#### Exercise goal:
Lift out each line of the data that holds "produces".

(Plotting code records)
▬▬▬▬▬▬

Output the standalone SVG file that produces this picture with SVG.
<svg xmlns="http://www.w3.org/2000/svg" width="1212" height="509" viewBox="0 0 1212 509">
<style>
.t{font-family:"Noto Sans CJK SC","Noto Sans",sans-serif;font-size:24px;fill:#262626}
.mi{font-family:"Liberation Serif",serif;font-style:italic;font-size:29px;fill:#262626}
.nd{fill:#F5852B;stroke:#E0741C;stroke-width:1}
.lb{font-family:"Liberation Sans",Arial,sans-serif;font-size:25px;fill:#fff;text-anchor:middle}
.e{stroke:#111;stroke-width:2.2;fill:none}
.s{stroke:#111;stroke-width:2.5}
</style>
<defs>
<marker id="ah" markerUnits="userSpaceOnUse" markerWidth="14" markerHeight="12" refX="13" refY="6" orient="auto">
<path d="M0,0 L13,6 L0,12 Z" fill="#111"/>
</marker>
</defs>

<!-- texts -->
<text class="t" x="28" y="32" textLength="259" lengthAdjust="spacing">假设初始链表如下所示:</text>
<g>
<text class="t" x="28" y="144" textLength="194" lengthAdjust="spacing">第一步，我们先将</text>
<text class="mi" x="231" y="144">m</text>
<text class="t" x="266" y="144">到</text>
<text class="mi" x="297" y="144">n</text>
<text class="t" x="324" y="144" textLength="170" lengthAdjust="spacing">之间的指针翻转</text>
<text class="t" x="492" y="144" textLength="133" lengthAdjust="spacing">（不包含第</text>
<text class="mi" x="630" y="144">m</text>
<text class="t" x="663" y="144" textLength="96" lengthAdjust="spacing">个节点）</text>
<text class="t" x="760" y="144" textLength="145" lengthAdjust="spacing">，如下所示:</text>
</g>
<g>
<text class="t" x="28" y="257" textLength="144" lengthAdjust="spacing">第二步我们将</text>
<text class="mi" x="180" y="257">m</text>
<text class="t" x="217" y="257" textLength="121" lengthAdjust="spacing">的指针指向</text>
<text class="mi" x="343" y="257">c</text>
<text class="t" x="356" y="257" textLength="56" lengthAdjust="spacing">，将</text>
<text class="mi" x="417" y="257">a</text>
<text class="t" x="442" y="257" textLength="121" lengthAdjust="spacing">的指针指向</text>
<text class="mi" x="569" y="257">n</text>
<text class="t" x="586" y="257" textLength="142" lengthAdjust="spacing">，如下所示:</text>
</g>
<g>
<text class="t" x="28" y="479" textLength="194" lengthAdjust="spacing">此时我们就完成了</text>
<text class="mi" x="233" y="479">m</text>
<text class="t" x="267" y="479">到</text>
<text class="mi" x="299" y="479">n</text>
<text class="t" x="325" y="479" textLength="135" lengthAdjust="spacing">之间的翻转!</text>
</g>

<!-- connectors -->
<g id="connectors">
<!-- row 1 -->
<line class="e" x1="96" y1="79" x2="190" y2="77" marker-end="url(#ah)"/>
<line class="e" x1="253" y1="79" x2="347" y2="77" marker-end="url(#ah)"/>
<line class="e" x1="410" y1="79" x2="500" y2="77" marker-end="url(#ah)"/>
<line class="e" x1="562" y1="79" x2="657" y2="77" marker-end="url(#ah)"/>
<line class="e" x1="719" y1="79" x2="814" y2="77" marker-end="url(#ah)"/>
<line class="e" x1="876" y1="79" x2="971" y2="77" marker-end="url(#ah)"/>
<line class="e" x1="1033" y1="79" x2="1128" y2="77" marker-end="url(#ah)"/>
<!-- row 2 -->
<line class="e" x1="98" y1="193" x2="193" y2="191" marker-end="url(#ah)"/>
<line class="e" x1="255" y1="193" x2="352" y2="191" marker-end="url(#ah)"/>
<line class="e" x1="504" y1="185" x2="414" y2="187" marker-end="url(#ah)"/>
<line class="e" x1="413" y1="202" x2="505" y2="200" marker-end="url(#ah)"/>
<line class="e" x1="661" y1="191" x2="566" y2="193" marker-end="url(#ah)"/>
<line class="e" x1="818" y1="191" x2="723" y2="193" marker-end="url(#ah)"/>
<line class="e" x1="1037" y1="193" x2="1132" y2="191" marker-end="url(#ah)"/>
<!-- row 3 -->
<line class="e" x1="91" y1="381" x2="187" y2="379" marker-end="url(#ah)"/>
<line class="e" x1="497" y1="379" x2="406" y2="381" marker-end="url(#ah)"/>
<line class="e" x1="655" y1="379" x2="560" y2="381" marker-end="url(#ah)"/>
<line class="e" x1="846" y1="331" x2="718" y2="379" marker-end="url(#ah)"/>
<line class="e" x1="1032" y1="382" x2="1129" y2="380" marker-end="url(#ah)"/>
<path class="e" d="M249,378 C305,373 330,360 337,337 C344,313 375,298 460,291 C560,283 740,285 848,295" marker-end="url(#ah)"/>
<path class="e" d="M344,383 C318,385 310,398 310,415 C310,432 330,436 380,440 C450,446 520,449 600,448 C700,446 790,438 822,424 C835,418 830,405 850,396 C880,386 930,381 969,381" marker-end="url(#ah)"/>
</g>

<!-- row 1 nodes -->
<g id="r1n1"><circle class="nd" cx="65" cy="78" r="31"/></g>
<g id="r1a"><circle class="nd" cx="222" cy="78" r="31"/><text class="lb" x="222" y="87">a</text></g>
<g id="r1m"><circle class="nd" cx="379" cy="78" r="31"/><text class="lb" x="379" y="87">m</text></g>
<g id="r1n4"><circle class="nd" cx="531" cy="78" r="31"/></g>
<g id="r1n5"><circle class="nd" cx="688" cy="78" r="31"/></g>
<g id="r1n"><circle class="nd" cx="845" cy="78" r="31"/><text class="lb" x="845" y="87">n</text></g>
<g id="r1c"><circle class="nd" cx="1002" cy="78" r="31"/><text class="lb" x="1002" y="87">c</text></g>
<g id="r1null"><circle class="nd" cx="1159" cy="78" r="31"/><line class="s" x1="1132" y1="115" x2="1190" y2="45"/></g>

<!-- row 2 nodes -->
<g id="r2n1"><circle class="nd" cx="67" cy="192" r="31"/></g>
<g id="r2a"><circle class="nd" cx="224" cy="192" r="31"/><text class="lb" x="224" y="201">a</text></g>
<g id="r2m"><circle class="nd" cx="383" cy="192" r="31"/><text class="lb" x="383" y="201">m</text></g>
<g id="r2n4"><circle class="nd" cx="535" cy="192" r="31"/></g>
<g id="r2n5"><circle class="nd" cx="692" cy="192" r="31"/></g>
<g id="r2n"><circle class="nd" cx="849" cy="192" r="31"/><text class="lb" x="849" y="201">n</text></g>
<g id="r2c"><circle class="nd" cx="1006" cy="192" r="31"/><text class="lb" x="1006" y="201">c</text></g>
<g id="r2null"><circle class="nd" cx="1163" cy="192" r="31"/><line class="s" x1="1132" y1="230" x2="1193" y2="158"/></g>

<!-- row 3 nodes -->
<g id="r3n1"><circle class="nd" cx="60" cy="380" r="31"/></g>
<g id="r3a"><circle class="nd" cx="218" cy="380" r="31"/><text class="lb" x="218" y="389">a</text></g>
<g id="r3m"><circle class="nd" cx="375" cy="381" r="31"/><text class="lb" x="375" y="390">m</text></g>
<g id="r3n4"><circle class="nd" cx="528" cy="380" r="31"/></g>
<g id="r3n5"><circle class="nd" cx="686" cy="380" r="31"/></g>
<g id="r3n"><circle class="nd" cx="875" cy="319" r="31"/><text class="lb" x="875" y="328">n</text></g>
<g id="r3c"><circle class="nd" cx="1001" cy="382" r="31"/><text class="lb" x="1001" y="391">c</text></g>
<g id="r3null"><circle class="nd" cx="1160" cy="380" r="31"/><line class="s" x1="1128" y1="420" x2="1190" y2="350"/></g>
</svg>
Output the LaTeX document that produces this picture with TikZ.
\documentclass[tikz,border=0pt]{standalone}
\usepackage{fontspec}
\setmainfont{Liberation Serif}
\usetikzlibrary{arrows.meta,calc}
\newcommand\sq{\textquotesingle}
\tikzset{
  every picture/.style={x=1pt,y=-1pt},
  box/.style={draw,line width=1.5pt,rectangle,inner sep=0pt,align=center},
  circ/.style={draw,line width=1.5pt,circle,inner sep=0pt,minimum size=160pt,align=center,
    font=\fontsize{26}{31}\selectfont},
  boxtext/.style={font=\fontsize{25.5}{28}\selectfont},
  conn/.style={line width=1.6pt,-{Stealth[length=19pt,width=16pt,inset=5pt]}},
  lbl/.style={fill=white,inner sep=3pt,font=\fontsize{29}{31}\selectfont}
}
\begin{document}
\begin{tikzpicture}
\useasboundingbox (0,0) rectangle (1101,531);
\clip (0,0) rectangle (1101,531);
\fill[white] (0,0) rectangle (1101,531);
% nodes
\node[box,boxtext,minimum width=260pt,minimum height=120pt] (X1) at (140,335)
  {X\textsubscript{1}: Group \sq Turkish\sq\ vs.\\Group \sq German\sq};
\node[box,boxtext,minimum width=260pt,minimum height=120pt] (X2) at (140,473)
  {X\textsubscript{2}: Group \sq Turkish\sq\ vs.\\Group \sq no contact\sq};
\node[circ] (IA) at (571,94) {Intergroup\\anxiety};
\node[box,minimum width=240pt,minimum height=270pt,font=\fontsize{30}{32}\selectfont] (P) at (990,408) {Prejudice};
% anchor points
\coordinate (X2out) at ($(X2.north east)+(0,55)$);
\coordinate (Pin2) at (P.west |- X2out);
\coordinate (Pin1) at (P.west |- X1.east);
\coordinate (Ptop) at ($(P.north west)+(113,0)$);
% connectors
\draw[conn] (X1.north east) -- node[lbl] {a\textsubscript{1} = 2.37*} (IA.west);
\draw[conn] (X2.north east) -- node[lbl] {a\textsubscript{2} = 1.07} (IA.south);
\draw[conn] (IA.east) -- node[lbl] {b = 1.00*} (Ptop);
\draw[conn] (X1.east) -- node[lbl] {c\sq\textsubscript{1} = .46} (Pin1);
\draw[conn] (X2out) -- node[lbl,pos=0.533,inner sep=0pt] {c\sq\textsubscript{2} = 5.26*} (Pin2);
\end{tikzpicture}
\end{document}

▬▬▬▬▬▬

#### Answer to this problem:
Output the standalone SVG file that produces this picture with SVG.
Output the LaTeX document that produces this picture with TikZ.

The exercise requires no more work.